>> BEGIN Dataset excerpt
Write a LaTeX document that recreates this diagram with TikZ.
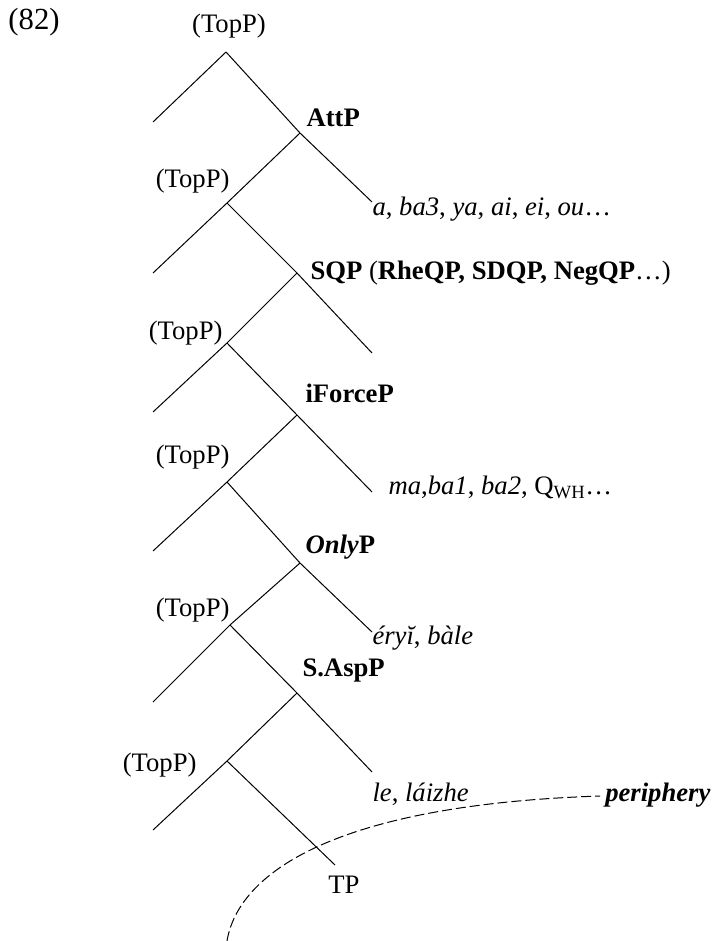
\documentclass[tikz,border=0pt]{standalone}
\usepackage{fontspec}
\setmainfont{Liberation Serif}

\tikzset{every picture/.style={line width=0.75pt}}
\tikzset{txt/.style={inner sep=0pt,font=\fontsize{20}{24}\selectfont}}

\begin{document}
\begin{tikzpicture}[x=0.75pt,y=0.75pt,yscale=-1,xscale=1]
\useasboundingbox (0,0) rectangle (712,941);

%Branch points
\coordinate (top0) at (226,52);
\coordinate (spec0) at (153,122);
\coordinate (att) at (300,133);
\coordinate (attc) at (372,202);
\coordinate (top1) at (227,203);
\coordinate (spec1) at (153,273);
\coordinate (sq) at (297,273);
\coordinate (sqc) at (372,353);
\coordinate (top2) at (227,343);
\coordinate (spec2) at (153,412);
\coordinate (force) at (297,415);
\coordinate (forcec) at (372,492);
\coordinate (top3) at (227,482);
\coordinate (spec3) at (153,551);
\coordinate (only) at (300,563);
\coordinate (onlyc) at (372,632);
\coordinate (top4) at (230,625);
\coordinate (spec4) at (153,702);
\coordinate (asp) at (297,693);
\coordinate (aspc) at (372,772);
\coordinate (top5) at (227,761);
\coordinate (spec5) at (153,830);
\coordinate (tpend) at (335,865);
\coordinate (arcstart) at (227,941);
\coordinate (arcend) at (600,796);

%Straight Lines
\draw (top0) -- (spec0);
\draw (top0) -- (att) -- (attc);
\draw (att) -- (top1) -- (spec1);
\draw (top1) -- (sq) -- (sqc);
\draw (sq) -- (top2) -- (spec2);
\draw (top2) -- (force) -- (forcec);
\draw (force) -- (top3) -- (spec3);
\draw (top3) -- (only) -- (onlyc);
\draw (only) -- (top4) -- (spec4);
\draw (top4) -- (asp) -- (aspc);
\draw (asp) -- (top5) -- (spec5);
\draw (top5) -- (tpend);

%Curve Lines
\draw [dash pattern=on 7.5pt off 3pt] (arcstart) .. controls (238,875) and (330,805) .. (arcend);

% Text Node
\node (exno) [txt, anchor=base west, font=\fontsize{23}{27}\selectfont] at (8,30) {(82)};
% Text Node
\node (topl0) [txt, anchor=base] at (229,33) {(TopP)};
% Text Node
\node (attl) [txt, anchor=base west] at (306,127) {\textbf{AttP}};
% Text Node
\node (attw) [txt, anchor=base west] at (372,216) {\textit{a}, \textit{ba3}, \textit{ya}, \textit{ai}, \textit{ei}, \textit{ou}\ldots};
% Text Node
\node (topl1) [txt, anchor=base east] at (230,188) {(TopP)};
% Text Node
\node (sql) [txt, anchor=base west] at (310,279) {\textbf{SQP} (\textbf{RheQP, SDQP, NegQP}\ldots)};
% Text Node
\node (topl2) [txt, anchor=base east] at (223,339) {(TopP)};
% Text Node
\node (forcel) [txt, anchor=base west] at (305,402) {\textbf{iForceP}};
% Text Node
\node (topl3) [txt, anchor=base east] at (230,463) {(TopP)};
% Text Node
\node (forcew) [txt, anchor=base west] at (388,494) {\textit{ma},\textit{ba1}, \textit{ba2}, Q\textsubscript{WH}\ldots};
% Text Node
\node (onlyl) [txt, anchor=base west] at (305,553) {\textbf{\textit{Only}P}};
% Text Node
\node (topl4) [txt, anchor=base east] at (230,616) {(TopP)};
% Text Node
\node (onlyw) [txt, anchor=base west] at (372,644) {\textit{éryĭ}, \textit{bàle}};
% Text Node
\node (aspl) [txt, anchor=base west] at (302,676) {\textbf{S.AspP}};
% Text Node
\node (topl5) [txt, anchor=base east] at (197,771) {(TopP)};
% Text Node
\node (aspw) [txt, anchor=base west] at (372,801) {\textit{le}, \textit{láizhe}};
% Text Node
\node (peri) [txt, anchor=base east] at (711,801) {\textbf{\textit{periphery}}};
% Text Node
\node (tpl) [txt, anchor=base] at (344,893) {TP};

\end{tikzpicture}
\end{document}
>> END Dataset excerpt
[Task goal] Reproduce the material word for word, minus the images.

[Answer]
Write a LaTeX document that recreates this diagram with TikZ.
\documentclass[tikz,border=0pt]{standalone}
\usepackage{fontspec}
\setmainfont{Liberation Serif}

\tikzset{every picture/.style={line width=0.75pt}}
\tikzset{txt/.style={inner sep=0pt,font=\fontsize{20}{24}\selectfont}}

\begin{document}
\begin{tikzpicture}[x=0.75pt,y=0.75pt,yscale=-1,xscale=1]
\useasboundingbox (0,0) rectangle (712,941);

%Branch points
\coordinate (top0) at (226,52);
\coordinate (spec0) at (153,122);
\coordinate (att) at (300,133);
\coordinate (attc) at (372,202);
\coordinate (top1) at (227,203);
\coordinate (spec1) at (153,273);
\coordinate (sq) at (297,273);
\coordinate (sqc) at (372,353);
\coordinate (top2) at (227,343);
\coordinate (spec2) at (153,412);
\coordinate (force) at (297,415);
\coordinate (forcec) at (372,492);
\coordinate (top3) at (227,482);
\coordinate (spec3) at (153,551);
\coordinate (only) at (300,563);
\coordinate (onlyc) at (372,632);
\coordinate (top4) at (230,625);
\coordinate (spec4) at (153,702);
\coordinate (asp) at (297,693);
\coordinate (aspc) at (372,772);
\coordinate (top5) at (227,761);
\coordinate (spec5) at (153,830);
\coordinate (tpend) at (335,865);
\coordinate (arcstart) at (227,941);
\coordinate (arcend) at (600,796);

%Straight Lines
\draw (top0) -- (spec0);
\draw (top0) -- (att) -- (attc);
\draw (att) -- (top1) -- (spec1);
\draw (top1) -- (sq) -- (sqc);
\draw (sq) -- (top2) -- (spec2);
\draw (top2) -- (force) -- (forcec);
\draw (force) -- (top3) -- (spec3);
\draw (top3) -- (only) -- (onlyc);
\draw (only) -- (top4) -- (spec4);
\draw (top4) -- (asp) -- (aspc);
\draw (asp) -- (top5) -- (spec5);
\draw (top5) -- (tpend);

%Curve Lines
\draw [dash pattern=on 7.5pt off 3pt] (arcstart) .. controls (238,875) and (330,805) .. (arcend);

% Text Node
\node (exno) [txt, anchor=base west, font=\fontsize{23}{27}\selectfont] at (8,30) {(82)};
% Text Node
\node (topl0) [txt, anchor=base] at (229,33) {(TopP)};
% Text Node
\node (attl) [txt, anchor=base west] at (306,127) {\textbf{AttP}};
% Text Node
\node (attw) [txt, anchor=base west] at (372,216) {\textit{a}, \textit{ba3}, \textit{ya}, \textit{ai}, \textit{ei}, \textit{ou}\ldots};
% Text Node
\node (topl1) [txt, anchor=base east] at (230,188) {(TopP)};
% Text Node
\node (sql) [txt, anchor=base west] at (310,279) {\textbf{SQP} (\textbf{RheQP, SDQP, NegQP}\ldots)};
% Text Node
\node (topl2) [txt, anchor=base east] at (223,339) {(TopP)};
% Text Node
\node (forcel) [txt, anchor=base west] at (305,402) {\textbf{iForceP}};
% Text Node
\node (topl3) [txt, anchor=base east] at (230,463) {(TopP)};
% Text Node
\node (forcew) [txt, anchor=base west] at (388,494) {\textit{ma},\textit{ba1}, \textit{ba2}, Q\textsubscript{WH}\ldots};
% Text Node
\node (onlyl) [txt, anchor=base west] at (305,553) {\textbf{\textit{Only}P}};
% Text Node
\node (topl4) [txt, anchor=base east] at (230,616) {(TopP)};
% Text Node
\node (onlyw) [txt, anchor=base west] at (372,644) {\textit{éryĭ}, \textit{bàle}};
% Text Node
\node (aspl) [txt, anchor=base west] at (302,676) {\textbf{S.AspP}};
% Text Node
\node (topl5) [txt, anchor=base east] at (197,771) {(TopP)};
% Text Node
\node (aspw) [txt, anchor=base west] at (372,801) {\textit{le}, \textit{láizhe}};
% Text Node
\node (peri) [txt, anchor=base east] at (711,801) {\textbf{\textit{periphery}}};
% Text Node
\node (tpl) [txt, anchor=base] at (344,893) {TP};

\end{tikzpicture}
\end{document}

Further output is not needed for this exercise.